Grandparents Raising Grandchildren
Carollynn Smith protests outside the Oregon Department of Human Services building on North Vancouver Avenue. Claims abusive policies and racism
A grandmother's protest is helping raise awareness about the need for reform in Oregon's child-protection system.
For well over a month now, Carollynn Smith, 60, has held a weekly three-hour vigil in front of the Oregon Department of Human Services building on North Vancouver Avenue and Alberta Street to dispute the state custody of two of her grandchildren.
Since she already cares for five grandchildren, Smith can't see how DHS justifies revoking custody of her two youngest, Clynn Black and Koffee Owens.
The human-services agency claims that Smith's age and modestly-sized house prevents her from caring for so many children in a hygienic and nurturing manner.
She refuses to worry about her protest turning DHS officials against her case, and she becomes particularly resolute when people question her public expression on this issue.
She asks, "Did God wake me up this morning to fight for my grandchildren and ask me if I had a permit?
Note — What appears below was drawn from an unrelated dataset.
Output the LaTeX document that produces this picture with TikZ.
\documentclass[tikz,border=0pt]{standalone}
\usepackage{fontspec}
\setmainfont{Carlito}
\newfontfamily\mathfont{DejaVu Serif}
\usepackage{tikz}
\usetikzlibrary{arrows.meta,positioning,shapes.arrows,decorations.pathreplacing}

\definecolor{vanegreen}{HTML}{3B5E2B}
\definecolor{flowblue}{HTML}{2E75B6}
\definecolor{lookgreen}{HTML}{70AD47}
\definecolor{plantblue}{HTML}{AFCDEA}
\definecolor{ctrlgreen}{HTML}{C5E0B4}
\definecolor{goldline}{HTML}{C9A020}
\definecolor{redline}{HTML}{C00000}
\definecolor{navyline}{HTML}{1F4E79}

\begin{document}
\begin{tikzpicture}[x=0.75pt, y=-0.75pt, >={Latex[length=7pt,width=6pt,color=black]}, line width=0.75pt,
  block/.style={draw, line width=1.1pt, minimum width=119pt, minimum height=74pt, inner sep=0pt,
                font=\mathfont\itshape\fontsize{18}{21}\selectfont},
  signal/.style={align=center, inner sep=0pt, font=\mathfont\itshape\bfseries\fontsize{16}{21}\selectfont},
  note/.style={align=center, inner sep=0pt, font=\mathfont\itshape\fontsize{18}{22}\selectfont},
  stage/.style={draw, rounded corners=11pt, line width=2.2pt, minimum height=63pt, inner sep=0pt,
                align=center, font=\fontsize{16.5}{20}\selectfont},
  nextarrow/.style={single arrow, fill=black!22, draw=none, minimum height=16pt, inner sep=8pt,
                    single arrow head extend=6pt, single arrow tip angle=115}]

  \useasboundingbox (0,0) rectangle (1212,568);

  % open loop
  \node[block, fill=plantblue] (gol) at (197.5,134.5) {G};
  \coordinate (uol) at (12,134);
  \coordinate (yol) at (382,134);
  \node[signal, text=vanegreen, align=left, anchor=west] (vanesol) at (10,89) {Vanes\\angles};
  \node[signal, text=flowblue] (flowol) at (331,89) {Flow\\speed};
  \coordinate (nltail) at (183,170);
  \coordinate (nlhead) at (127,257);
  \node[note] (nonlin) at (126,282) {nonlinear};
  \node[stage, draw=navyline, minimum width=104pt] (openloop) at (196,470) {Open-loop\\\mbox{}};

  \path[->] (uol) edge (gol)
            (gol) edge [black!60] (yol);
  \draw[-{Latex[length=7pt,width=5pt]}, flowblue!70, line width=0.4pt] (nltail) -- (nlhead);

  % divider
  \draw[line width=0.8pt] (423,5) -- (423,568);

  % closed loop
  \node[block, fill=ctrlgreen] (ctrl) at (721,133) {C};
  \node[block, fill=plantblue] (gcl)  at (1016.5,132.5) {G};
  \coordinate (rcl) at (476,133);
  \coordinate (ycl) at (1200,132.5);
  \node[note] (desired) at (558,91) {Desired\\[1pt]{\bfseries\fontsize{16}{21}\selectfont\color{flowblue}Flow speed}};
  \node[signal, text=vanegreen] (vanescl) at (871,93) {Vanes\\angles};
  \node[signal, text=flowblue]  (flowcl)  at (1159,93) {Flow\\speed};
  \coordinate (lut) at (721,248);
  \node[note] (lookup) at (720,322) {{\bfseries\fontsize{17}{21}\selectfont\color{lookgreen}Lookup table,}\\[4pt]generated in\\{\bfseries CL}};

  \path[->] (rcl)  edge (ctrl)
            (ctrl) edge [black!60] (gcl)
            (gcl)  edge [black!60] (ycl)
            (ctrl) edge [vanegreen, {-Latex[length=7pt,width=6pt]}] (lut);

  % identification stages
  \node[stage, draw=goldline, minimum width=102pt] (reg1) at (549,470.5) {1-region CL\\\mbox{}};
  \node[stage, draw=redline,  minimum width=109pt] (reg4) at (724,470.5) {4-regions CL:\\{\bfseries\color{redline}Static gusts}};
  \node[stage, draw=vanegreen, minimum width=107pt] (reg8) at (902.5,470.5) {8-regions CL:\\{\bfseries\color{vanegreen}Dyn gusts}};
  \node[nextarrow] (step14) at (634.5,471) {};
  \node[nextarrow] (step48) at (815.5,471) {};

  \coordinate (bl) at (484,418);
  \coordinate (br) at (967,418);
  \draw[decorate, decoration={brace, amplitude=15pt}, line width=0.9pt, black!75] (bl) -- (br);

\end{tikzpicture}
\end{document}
I don't think so."
While she awaited word from a DHS inquiry into her house's size, cleanliness and general suitability for children, a nonprofit radio station criticized the department's practices.
"It looks like all the other houses in the neighborhood, so I was shocked that they would pick on her," says Yvette Maranowski, a volunteer reporter for KBOO.
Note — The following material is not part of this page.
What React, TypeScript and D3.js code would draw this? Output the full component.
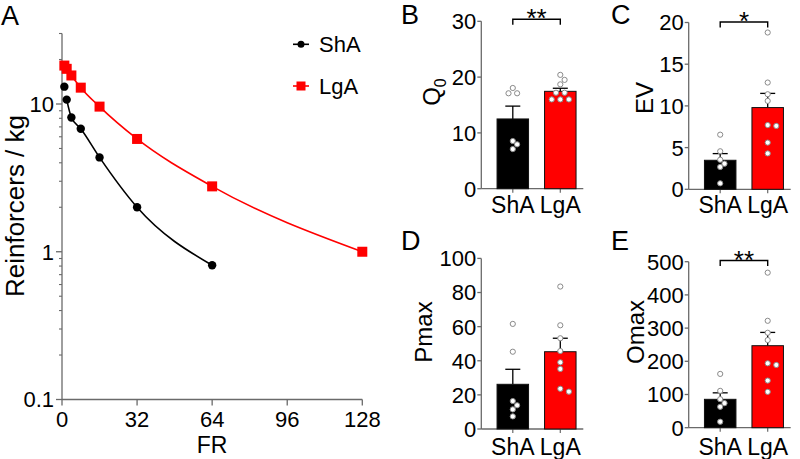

Foster-care advocates have warned for years that diminishing funds for DHS services might lead to systematic problems.
"The foster care system is only as good as the people who choose to be a part of it," wrote Don Darland, president of the Oregon Foster Parent Association.
Smith's protest comes at a time when two-year-old Stephanie Kuntupis is requiring brain surgery at Legacy Emanuel Hospital after sustaining injuries while in the state-sponsored system. "I get the impression that if my wife were white, we would have reunification," says the father, Steven Kuntupis.
These cases also mark the recent release of DHS's annual "Status of Children in Oregon's Child Protection System" report, citing 2006 as the 10-year high in the state's child-abuse rate.
The report showed that Oregon's system for preventing abuse is far from perfect.
For example, foster families abuse children at a higher rate than the general population, although these cases account for a small percentage of overall violence toward children. DHS claims that African and Native American families are about three times as likely to have children who are victims of abuse or neglect.
Gov. Ted Kulongoski was inspired to sign five bills on the day DHS released the report, including parental notification in cases of child abuse under foster care. He also made relatives the preferred caregivers, required permanency plans prior to petitioning for the termination of a parent's rights and increased legislative reporting.
Claiming that increased reporting between government agencies is not enough, Smith calls for an independent investigation of DHS practices.
"They investigate us, so why not investigate them?" she asks.
In monitored meetings with her grandson in the DHS building, Smith noticed perplexing changes and forgetfulness in him. She only suspects that he is on mood-altering medications, but she thinks the entire agency's attitude towards chemically affected behavior is questionable.
"They put all our kids on Ritalin and then wonder why they're drug addicts," she says.
Her case inspired KBOO to take the critique of Oregon's social-services system a step further.
"The state uses taxpayer dollars to break up families by putting our children in the ill-reputed foster-care system instead of putting those same resources to help support loving families" Maranowski reported. "This method of child abduction is disproportionately practiced against people of color, the poor and mothers who are raising children by themselves."
No one joined Smith in picketing the building on a recent Thursday, but several people walked by with words of support. Wishing to remain anonymous, two men said that they were also fighting for their children.
Seeing that parents affected by DHS practices would have to organize away from its building, Smith started her own organization called Grandparents Raising Grandchildren, which will meet in northeast Portland's Woodlawn Park for a picnic July 21.